Hedley Bull, an Australian scholar, said that inquiry has its own morality dissociated from outcomes. The impulse of Congress-Marxist complex in India was just the opposite. It set out to fit history into an ideological mould, sanitising and co-opting figures like Gandhi and Patel, skipping some portions of history and over-emphasising others.

A remarkable product of this complex is the NCERT textbook of Indian History written by Bipan Chandra, a scholar of Marxist school. It shouldn't come as a surprise that Professor Chandra went on to write a sophisticated justification for Emergency imposed by Indira Gandhi. Today our scholars are afraid that the new party in power will put ideological friends in positions of intellectual authority and rewrite history books. They very well should be for they have set a great example themselves.

The incestuous debates proved harmful for the left itself. While academic barons kept climbing the ladder of success, leftist thought declined. It failed to gain ground even when people were severely disenchanted with capitalism after the economic crisis. Currently, the left has no choice but to survive as a parasite over identity politics, sucking the blood out of host-social movements.


With total-power of agenda setting, left obliterated not just the inconvenient facts and figures from the discussion table, but lived experience and everyday realities of people. To cover the length and breadth of the pathologies generated by leftist hegemony is outside the scope of this article, suffice to say that had the academicians maintained intellectual integrity and a bipartisan approach, most of the burning issues of today, from NRC in Assam to politics over Ram Mandir could have been amicably resolved.


Intellectuals are the conscience keepers of the society, mediating between the unruly mobs and power-hungry politicians. They are the fertile soil in which the seeds of different social demands germinate. If they become biased, the fundamental trust in society is shaken, and chaos ensues. When the left was revelling in its success to have excluded unfavourable ideas, scholars and issues from the high-table, the grievances thus generated were coalescing to form, what would be the Frankenstein's monster for the left.


After the decline of Congress, the political half of the post Independence politico-academia complex, the chair of leftist hegemony stands precariously on the three remaining legs:

· Exclusive access to machines of truth production and dissemination

· The skills for such production viz Tharoor English

· The bourgeoisie in quid pro quo with the left (Twitter, Facebook, Bollywood, Fashion brands etc)


With the rise of internet and social media, all of the above have come under strain. The hysteria over post-truth is a true testament of how unnerved the elites are by people's rising voices. Alarmed by the pace at which their house of cards is falling, they indiscriminately shoot labels of 'fake news' and 'troll'. This isn't something new or surprising. When the industry of truth production is itself compromised, the challenge has to come from outside, from the common man whose is not an 'intellectual', who doesn't speak Tharoor English, who doesn't have the power to erect Gandhi and Bose from the dead to defend him.

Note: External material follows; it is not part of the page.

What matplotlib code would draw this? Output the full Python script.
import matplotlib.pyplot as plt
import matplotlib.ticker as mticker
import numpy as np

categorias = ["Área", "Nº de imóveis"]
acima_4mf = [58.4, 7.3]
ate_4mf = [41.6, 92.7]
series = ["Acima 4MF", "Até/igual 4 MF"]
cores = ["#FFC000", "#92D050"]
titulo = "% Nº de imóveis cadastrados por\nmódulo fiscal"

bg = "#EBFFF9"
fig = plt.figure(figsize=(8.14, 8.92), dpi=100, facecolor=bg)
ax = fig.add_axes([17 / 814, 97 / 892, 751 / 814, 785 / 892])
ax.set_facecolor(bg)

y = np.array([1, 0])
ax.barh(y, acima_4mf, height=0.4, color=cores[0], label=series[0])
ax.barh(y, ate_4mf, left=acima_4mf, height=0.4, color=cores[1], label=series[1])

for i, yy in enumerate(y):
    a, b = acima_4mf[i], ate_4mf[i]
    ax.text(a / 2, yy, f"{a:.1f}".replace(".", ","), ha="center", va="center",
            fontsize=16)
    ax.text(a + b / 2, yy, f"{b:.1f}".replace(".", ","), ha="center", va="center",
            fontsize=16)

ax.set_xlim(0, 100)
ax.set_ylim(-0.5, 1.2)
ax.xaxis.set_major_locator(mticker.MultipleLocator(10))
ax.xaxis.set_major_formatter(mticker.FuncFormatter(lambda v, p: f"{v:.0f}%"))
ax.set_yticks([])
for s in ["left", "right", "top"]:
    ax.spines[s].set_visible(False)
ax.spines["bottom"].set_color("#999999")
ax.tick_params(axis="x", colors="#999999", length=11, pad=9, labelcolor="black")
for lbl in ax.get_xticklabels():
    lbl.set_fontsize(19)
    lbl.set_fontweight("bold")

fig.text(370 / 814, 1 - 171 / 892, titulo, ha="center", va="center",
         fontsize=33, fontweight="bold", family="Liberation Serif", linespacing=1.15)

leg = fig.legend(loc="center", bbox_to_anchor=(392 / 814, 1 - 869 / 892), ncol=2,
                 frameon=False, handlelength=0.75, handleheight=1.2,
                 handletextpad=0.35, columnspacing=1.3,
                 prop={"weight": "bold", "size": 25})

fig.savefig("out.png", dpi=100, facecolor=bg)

The powerful who are quick to dismiss any disagreement as 'trolling' should remember it was the 'trolls' who brought about the French Revolution whose legacy continues to inspire us. Scholars have argued that menu people were too illiterate to have widely read Rousseau or Descartes, neither were their philosophical works as accessible. It was the distasteful cartoons mocking Louis XVI, his wife Marie Antoinette and the noble class that incited popular revolt against the monarchy.


Work of trolls: French King Louis XVI and his wife Marie Antoinette caricatured as a two-headed monster (L) Then INC President Sonia Gandhi and PM Manmohan Singh caricatured as one and the same (R)

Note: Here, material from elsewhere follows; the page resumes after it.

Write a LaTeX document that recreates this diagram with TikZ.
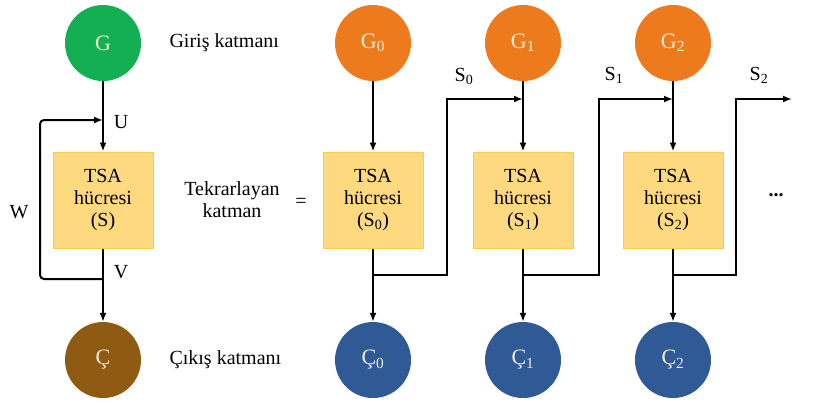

Work of trolls: 18th Century pornographic cartoon depicting Marie Antoinette and the French General Lafayette. Such cartoons circulated widely before the revolution.

Much before and more than the theory of Drain of Wealth, the poor dumb millions of India produced and shared widely, similar mockeries of Angrez Bahadur and the British-aping Babu. The troll who mocked British Viceroy Curzon for calling Indians habitual liars is a revered freedom fighter. The nationalist press across the colonised world regularly trolled the proud, civilised European 'gentleman'.

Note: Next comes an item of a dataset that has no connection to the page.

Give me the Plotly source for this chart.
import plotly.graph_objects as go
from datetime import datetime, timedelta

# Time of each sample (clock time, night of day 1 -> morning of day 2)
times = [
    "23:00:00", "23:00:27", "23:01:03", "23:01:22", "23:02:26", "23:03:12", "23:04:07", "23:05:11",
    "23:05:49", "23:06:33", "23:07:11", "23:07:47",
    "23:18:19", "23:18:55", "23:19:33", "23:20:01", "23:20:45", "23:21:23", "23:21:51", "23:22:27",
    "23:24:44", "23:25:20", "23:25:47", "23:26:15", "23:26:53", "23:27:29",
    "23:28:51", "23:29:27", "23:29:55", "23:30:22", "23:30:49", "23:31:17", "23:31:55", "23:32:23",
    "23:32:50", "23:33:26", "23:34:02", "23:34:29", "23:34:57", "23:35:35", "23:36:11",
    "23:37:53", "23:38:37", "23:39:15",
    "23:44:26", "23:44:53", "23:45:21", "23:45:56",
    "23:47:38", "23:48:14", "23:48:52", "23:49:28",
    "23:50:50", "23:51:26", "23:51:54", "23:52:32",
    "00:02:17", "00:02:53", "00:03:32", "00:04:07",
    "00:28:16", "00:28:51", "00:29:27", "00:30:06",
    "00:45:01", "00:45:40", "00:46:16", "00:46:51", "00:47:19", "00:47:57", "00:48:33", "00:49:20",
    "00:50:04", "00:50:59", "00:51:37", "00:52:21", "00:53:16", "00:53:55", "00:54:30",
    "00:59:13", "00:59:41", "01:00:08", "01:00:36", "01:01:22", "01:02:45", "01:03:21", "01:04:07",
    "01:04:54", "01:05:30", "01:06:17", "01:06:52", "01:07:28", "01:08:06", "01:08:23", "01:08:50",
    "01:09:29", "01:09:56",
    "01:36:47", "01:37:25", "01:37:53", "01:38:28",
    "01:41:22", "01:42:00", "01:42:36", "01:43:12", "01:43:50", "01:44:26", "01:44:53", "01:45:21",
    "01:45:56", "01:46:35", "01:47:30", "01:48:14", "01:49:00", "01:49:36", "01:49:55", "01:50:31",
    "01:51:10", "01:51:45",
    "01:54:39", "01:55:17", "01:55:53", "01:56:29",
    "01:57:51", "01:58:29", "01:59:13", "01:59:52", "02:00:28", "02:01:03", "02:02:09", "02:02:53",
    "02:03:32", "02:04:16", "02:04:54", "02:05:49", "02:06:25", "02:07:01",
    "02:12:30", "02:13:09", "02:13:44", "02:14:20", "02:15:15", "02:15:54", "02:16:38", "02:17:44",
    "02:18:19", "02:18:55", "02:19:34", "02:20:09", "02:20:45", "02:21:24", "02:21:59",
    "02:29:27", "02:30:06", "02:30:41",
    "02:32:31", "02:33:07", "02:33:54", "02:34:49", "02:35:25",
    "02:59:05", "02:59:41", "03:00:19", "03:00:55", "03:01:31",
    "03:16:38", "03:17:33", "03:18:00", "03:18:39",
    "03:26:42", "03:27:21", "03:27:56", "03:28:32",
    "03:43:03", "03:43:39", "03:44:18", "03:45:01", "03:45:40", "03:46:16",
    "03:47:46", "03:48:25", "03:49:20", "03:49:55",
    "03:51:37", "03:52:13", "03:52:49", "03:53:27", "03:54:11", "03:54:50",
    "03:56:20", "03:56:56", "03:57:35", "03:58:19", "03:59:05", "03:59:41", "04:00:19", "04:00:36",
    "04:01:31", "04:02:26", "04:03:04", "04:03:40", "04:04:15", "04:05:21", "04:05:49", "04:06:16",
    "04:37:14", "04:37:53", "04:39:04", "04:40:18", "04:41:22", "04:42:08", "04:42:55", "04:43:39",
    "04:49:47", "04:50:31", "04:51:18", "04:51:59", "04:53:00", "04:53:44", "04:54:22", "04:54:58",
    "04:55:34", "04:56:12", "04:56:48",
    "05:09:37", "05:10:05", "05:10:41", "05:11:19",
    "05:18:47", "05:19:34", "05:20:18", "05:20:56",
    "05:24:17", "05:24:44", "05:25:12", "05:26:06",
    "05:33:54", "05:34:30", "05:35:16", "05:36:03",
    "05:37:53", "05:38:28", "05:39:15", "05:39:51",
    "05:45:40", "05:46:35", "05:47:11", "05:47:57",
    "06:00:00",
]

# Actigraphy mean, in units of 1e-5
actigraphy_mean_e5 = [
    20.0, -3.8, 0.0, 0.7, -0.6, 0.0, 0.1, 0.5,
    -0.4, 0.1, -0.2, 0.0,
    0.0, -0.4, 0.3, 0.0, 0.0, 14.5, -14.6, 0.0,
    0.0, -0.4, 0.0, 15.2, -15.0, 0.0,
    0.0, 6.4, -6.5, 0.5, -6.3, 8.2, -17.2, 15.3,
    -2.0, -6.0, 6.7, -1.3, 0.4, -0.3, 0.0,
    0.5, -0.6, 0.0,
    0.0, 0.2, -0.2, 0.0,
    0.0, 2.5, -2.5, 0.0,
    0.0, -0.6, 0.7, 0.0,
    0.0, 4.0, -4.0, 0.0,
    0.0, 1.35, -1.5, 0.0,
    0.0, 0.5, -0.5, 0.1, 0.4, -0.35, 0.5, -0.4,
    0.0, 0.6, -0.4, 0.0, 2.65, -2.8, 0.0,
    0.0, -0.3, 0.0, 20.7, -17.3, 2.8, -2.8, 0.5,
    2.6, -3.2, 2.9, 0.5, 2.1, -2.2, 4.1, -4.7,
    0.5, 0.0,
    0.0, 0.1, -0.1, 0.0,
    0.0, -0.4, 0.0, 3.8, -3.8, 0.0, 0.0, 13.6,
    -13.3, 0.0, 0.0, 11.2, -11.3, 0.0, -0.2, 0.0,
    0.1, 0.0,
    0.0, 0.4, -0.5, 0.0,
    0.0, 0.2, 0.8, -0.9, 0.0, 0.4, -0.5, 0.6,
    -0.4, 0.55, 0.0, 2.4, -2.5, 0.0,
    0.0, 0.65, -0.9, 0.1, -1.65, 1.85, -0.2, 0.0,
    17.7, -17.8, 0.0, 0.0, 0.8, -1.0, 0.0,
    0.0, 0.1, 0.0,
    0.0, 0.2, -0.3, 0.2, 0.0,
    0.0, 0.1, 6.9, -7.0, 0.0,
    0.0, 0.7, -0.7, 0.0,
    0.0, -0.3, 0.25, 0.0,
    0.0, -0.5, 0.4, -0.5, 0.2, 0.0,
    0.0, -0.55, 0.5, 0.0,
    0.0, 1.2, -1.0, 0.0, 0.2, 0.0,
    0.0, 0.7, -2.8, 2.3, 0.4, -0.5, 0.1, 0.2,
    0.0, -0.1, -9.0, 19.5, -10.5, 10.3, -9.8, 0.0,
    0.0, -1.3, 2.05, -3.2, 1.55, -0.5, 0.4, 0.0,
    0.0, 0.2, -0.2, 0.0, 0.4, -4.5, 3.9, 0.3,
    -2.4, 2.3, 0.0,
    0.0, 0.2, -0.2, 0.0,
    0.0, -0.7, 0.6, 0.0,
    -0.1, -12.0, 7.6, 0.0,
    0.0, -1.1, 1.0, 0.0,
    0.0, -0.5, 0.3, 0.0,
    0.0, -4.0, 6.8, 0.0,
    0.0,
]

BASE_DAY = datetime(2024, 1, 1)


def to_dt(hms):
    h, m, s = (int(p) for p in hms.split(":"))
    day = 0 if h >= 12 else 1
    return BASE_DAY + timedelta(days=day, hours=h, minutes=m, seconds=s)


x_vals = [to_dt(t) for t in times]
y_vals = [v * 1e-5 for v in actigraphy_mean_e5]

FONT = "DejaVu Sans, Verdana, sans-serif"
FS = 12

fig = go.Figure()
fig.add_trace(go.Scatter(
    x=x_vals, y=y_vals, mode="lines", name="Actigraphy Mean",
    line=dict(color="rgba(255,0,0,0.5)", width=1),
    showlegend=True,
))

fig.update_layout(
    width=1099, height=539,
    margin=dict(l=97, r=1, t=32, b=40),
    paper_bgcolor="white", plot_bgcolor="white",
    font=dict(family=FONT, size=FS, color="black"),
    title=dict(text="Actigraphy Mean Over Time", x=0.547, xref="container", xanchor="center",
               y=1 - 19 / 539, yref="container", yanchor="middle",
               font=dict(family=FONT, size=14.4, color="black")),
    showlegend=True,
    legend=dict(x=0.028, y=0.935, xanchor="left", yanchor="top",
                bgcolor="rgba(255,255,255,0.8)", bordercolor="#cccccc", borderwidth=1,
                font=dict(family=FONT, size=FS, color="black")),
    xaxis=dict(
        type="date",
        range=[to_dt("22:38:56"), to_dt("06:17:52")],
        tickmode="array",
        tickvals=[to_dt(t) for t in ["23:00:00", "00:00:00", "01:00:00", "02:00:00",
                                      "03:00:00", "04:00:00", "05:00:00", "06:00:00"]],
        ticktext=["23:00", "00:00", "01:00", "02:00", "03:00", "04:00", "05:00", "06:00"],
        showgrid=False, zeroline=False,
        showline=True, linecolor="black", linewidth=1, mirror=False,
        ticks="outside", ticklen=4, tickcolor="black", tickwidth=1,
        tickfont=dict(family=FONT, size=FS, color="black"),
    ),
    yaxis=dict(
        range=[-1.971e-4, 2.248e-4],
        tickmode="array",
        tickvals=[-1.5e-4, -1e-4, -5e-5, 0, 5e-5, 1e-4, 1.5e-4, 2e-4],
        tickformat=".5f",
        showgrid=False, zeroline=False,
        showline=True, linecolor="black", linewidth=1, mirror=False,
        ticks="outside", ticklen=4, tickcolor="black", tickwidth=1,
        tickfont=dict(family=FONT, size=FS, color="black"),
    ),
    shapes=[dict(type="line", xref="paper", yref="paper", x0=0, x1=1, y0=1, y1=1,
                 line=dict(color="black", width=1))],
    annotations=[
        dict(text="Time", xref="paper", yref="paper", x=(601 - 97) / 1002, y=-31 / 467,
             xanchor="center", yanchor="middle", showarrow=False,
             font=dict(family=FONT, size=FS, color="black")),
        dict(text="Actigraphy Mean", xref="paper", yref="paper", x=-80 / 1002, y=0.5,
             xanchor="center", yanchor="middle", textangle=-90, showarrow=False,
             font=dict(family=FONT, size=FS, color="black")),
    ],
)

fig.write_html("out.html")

A kalighat painting showing a British-aping babu as a clownish figure

More recently, some trolls drew mocking cartoons of a religious figure and paid for it with their lives. They have been immortalised in the slogan Je Suis Charlie.


The First War of Independence started due to 'fake news' about British deliberately mixing lard in cartridge-grease and cow bone-dust in flour to destroy the religion of Indians. Several tribal and peasant revolts against the British were similarly based on 'fake news'. Millions of people rallied behind Gandhi or Birsa Munda believing in their supernatural powers. Latter told his followers that the bullets of the enemy would turn to water by divine grace and led the tribals armed with bows-arrows, sickles and axes to fight British troops. These 'fake news', fake in their facts, nevertheless reflect deep truths about the colonial rule and the miseries it caused.


To sum up, there was no such thing as the age of truth whose demise the elites are lamenting, only an age of unchallenged hegemony. It is the prospective loss of power of agenda-setting and thought-control, of lucrative positions in universities and government that is driving them nuts. If your quest is political, have a thick skin. As long as you were winning, the game was good; now you're not so the rules become unfair? Aren't you the one who wrote them in the first place?


His Highness better realise that the time of unquestioned hegemony is over. Moral shaming and labels can take you only so far. If the intention is to fight against fake news, start with a sincere apology. If that is not possible, don't waste your energy and my time with constant outrage, after all, it has at least been 70 years since post-truth.